For dissemination, the Fellow adopted Open Science practices; Publications drafts are made openly available on Zenodo, and the source code Frisbee platform is made available on GitHub (
https://github.com/CARV-ICS-FORTH/frisbee(öffnet in neuem Fenster)) under Apache-2.0 License, accompanied by a DOI issued by Zenodo. Following the Fellow presented Frisbee in EuroCC webinars and high-profile open-source summits, both at the national (FOSSCOMM) and international level (FOSDEM).

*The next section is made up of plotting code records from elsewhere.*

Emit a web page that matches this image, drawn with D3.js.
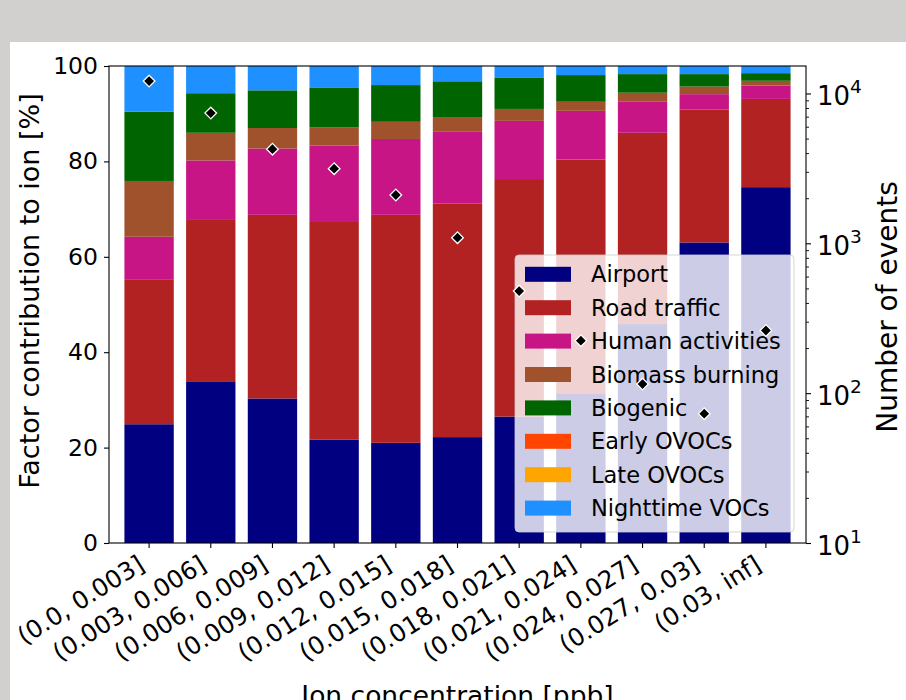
<!DOCTYPE html>
<html>
<head>
<meta charset="utf-8">
<script src="https://cdn.jsdelivr.net/npm/d3@7"></script>
<style>
  body { margin: 0; background: #d1d0ce; }
  svg { display: block; font-family: "DejaVu Sans", sans-serif; }
</style>
</head>
<body>
<svg id="chart" width="906" height="700"></svg>
<script>
// Concentration bins of the ion
const categories = ["(0.0, 0.003]", "(0.003, 0.006]", "(0.006, 0.009]", "(0.009, 0.012]",
  "(0.012, 0.015]", "(0.015, 0.018]", "(0.018, 0.021]", "(0.021, 0.024]",
  "(0.024, 0.027]", "(0.027, 0.03]", "(0.03, inf]"];

// Factor contributions to the ion per bin [%]
const airport    = [24.9, 33.9, 30.3, 21.7, 21.0, 22.2, 26.5, 31.4, 45.9, 63.0, 74.6];
const roadTraffic = [30.4, 34.0, 38.5, 45.6, 47.8, 49.0, 49.8, 49.0, 40.1, 27.9, 18.5];
const humanActivities = [8.9, 12.3, 13.9, 16.0, 15.9, 15.0, 12.2, 10.2, 6.5, 3.2, 2.8];
const biomassBurning = [11.7, 5.8, 4.3, 3.8, 3.6, 3.1, 2.5, 1.9, 1.9, 1.6, 1.0];
const biogenic   = [14.5, 8.3, 7.9, 8.3, 7.7, 7.5, 6.5, 5.6, 3.9, 2.6, 1.6];
const earlyOVOCs = [0, 0, 0, 0, 0, 0, 0, 0, 0, 0, 0];
const lateOVOCs  = [0, 0, 0, 0, 0, 0, 0, 0, 0, 0, 0];
const nighttimeVOCs = [9.6, 5.7, 5.1, 4.6, 4.0, 3.2, 2.5, 1.9, 1.7, 1.7, 1.5];

// Number of events per bin
const events = [12100, 7400, 4250, 3150, 2100, 1090, 480, 224, 115, 73, 262];

const seriesNames = ["Airport", "Road traffic", "Human activities", "Biomass burning",
  "Biogenic", "Early OVOCs", "Late OVOCs", "Nighttime VOCs"];
const seriesColors = ["#000080", "#b22222", "#c71585", "#a0522d",
  "#006400", "#ff4500", "#ffa500", "#1e90ff"];

const percentTicks = [0, 20, 40, 60, 80, 100];
const eventTicks = [10, 100, 1000, 10000];
const eventMinorTicks = [20, 30, 40, 50, 60, 70, 80, 90, 200, 300, 400, 500, 600, 700, 800, 900,
  2000, 3000, 4000, 5000, 6000, 7000, 8000, 9000];

const seriesValues = [airport, roadTraffic, humanActivities, biomassBurning,
  biogenic, earlyOVOCs, lateOVOCs, nighttimeVOCs];
const rows = categories.map((c, i) => {
  const r = { category: c, events: events[i] };
  seriesNames.forEach((n, k) => { r[n] = seriesValues[k][i]; });
  return r;
});

const W = 906, H = 700;
const plot = { left: 109, right: 806, top: 66, bottom: 543 };
const tickFont = 23.5, legendFont = 22.5, labelFont = 27;

const svg = d3.select("#chart");
svg.append("rect").attr("width", W).attr("height", H).attr("fill", "#d1d0ce");
svg.append("rect").attr("x", 10).attr("y", 42).attr("width", W - 10).attr("height", H - 42).attr("fill", "#ffffff");

const x = d3.scaleBand().domain(categories).range([plot.left, plot.right])
  .paddingInner(0.2).paddingOuter(0.25);
const y = d3.scaleLinear().domain([0, 100]).range([plot.bottom, plot.top]);
const y2 = d3.scaleLog().domain([10, 15250]).range([plot.bottom, plot.top]);
const color = d3.scaleOrdinal().domain(seriesNames).range(seriesColors);

// Stacked bars
const stacked = d3.stack().keys(seriesNames)(rows);
svg.append("g").selectAll("g").data(stacked).join("g")
  .attr("fill", d => color(d.key))
  .selectAll("rect").data(d => d).join("rect")
  .attr("x", d => x(d.data.category))
  .attr("width", x.bandwidth())
  .attr("y", d => y(d[1]))
  .attr("height", d => Math.max(0, y(d[0]) - y(d[1])));

// Legend (lower right, translucent)
const leg = svg.append("g");
const legX = 515, legY = 255, legW = 279, legH = 277, rowH = 33.4;
leg.append("rect").attr("x", legX).attr("y", legY).attr("width", legW).attr("height", legH)
  .attr("rx", 4).attr("fill", "#ffffff").attr("fill-opacity", 0.8)
  .attr("stroke", "#cccccc").attr("stroke-opacity", 0.8).attr("stroke-width", 1);
const items = leg.selectAll("g.item").data(seriesNames).join("g")
  .attr("transform", (d, i) => `translate(${legX + 10},${legY + 19.3 + i * rowH})`);
items.append("rect").attr("x", 0).attr("y", -7.5).attr("width", 46).attr("height", 15)
  .attr("fill", d => color(d));
items.append("text").attr("x", 66).attr("y", 0).attr("dy", "0.36em")
  .attr("font-size", legendFont).attr("fill", "#000").text(d => d);

// Number of events (diamonds, secondary axis)
svg.append("g").selectAll("path").data(rows).join("path")
  .attr("transform", d => `translate(${x(d.category) + x.bandwidth() / 2},${y2(d.events)}) rotate(45)`)
  .attr("d", d3.symbol(d3.symbolSquare, 68)())
  .attr("fill", "#000").attr("stroke", "#fff").attr("stroke-width", 1.3);

// Axes
const axisColor = "#000";
const gl = svg.append("g").attr("transform", `translate(${plot.left},0)`)
  .call(d3.axisLeft(y).tickValues(percentTicks).tickSize(5).tickPadding(6).tickSizeOuter(0));
gl.select(".domain").remove();
gl.selectAll("text").attr("font-size", tickFont).attr("font-family", "DejaVu Sans").attr("fill", "#000");
gl.selectAll("line").attr("stroke", axisColor).attr("stroke-width", 1.1);

const gb = svg.append("g").attr("transform", `translate(0,${plot.bottom})`)
  .call(d3.axisBottom(x).tickSize(5).tickSizeOuter(0).tickFormat(() => ""));
gb.select(".domain").remove();
gb.selectAll("line").attr("stroke", axisColor).attr("stroke-width", 1.1);
gb.selectAll(".tick").append("text")
  .attr("text-anchor", "end")
  .attr("font-size", 24.5).attr("font-family", "DejaVu Sans").attr("fill", "#000")
  .attr("transform", "translate(-3,26) rotate(-32)")
  .text(d => d);

const gr = svg.append("g").attr("transform", `translate(${plot.right},0)`)
  .call(d3.axisRight(y2).tickValues(eventTicks).tickSize(5).tickPadding(5).tickSizeOuter(0)
    .tickFormat(() => ""));
gr.select(".domain").remove();
gr.selectAll("line").attr("stroke", axisColor).attr("stroke-width", 1.1);
gr.selectAll(".tick text").remove();
gr.selectAll(".tick").append("text")
  .attr("x", 11).attr("y", 11)
  .attr("font-size", 26).attr("font-family", "DejaVu Sans").attr("fill", "#000")
  .each(function (d) {
    const t = d3.select(this);
    t.append("tspan").text("10");
    t.append("tspan").attr("font-size", 18.5).attr("dy", -12).text(Math.round(Math.log10(d)));
  });
const grm = svg.append("g").attr("transform", `translate(${plot.right},0)`)
  .call(d3.axisRight(y2).tickValues(eventMinorTicks).tickSize(3).tickSizeOuter(0).tickFormat(() => ""));
grm.select(".domain").remove();
grm.selectAll("line").attr("stroke", axisColor).attr("stroke-width", 0.9);

// Frame
svg.append("rect").attr("x", plot.left).attr("y", plot.top)
  .attr("width", plot.right - plot.left).attr("height", plot.bottom - plot.top)
  .attr("fill", "none").attr("stroke", "#000").attr("stroke-width", 1.1);

// Axis titles
svg.append("text").attr("transform", "translate(39,291) rotate(-90)")
  .attr("text-anchor", "middle").attr("font-size", labelFont).attr("fill", "#000")
  .text("Factor contribution to ion [%]");
svg.append("text").attr("transform", "translate(897,307) rotate(-90)")
  .attr("text-anchor", "middle").attr("font-size", 28).attr("fill", "#000")
  .text("Number of events");
svg.append("text").attr("x", (plot.left + plot.right) / 2).attr("y", 705)
  .attr("text-anchor", "middle").attr("font-size", 26.5).attr("fill", "#000")
  .text("Ion concentration [ppb]");
</script>
</body>
</html>
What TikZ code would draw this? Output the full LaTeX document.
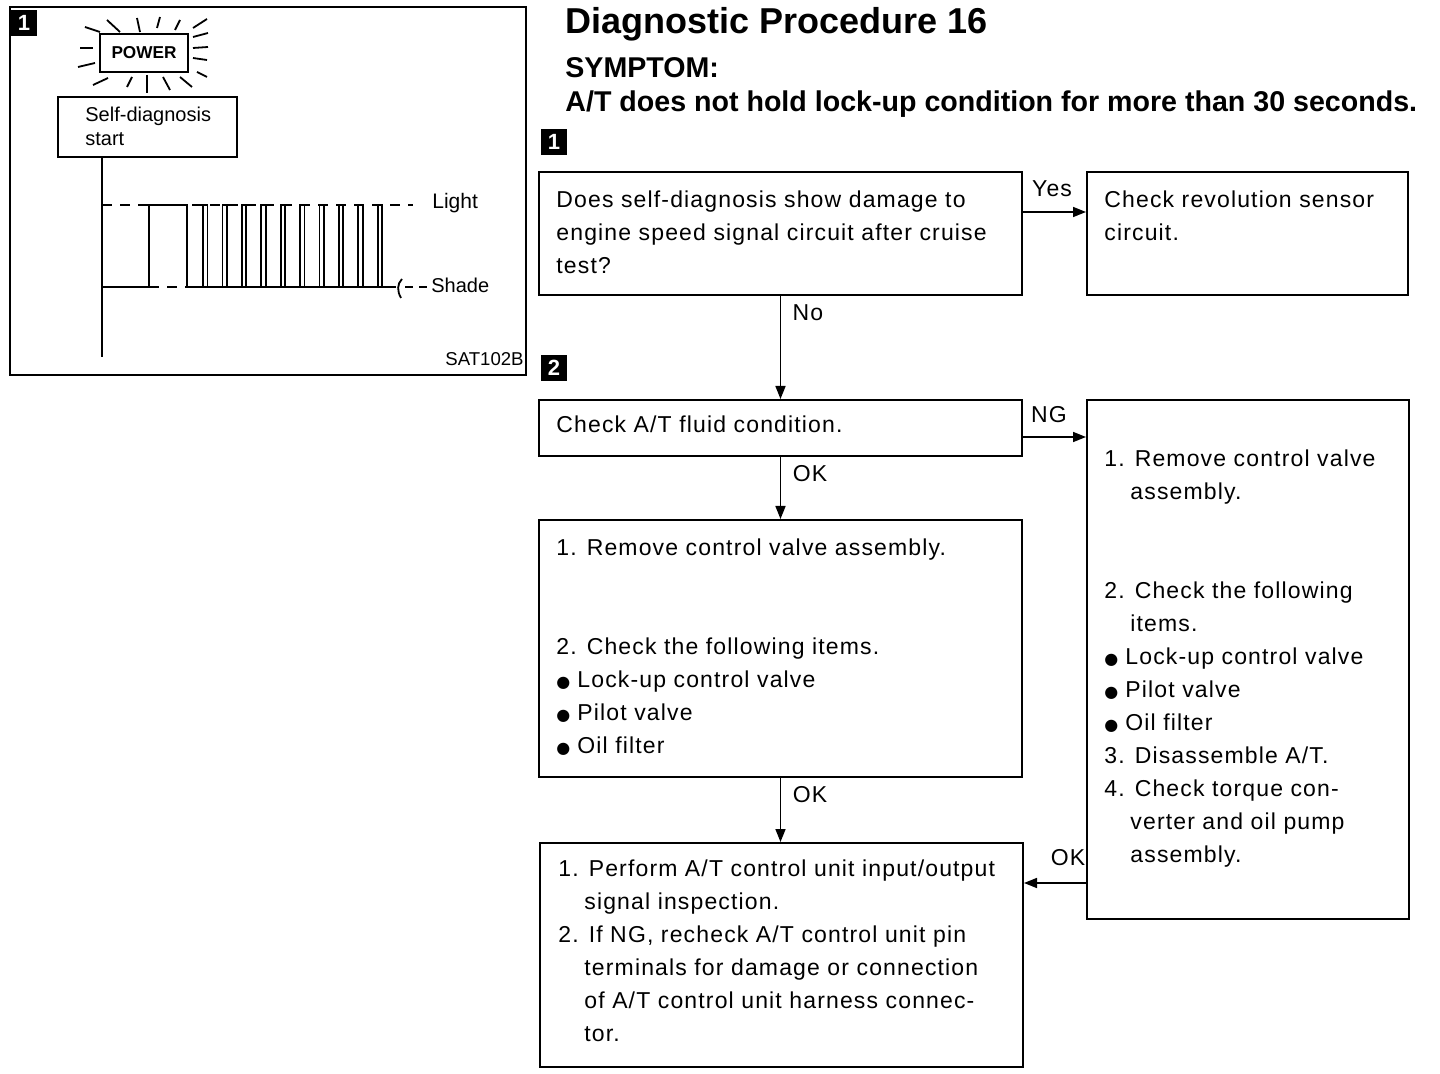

Finally, the Fellow joined the Marie Curie Alumni Association (MCAA) and performed as an MSCA ambassador at 2 European Researcher's Night events, demystifying the concepts of the Internet of Things and discussing with more than 300 high-school students the role of the researcher in today’s society.
Regarding exploitation, the Fellow's actions aimed at:
1. Engaging early adopters to validate Frisbee in real-life scenarios.
2. Finding resources for further research and development.
3. Commercializing the platform and the scenarios.
It is important to note, that through Ether and the project results, the Fellow has been gained visibility and has started to collaborate with corporate leaders in Telecommunications, Cloud storage, and Federated Learning. In addition, he incorporated the Ether concepts in two RIA proposals, aiming to extend Frisbee towards a tool for reproducible systems deployment and testing of complex, distributed IoT and datacenter applications. Finally, the Fellow has been in contact with investors to establish offerings, funding schemes, and viable routes for the commercialization of Ether results.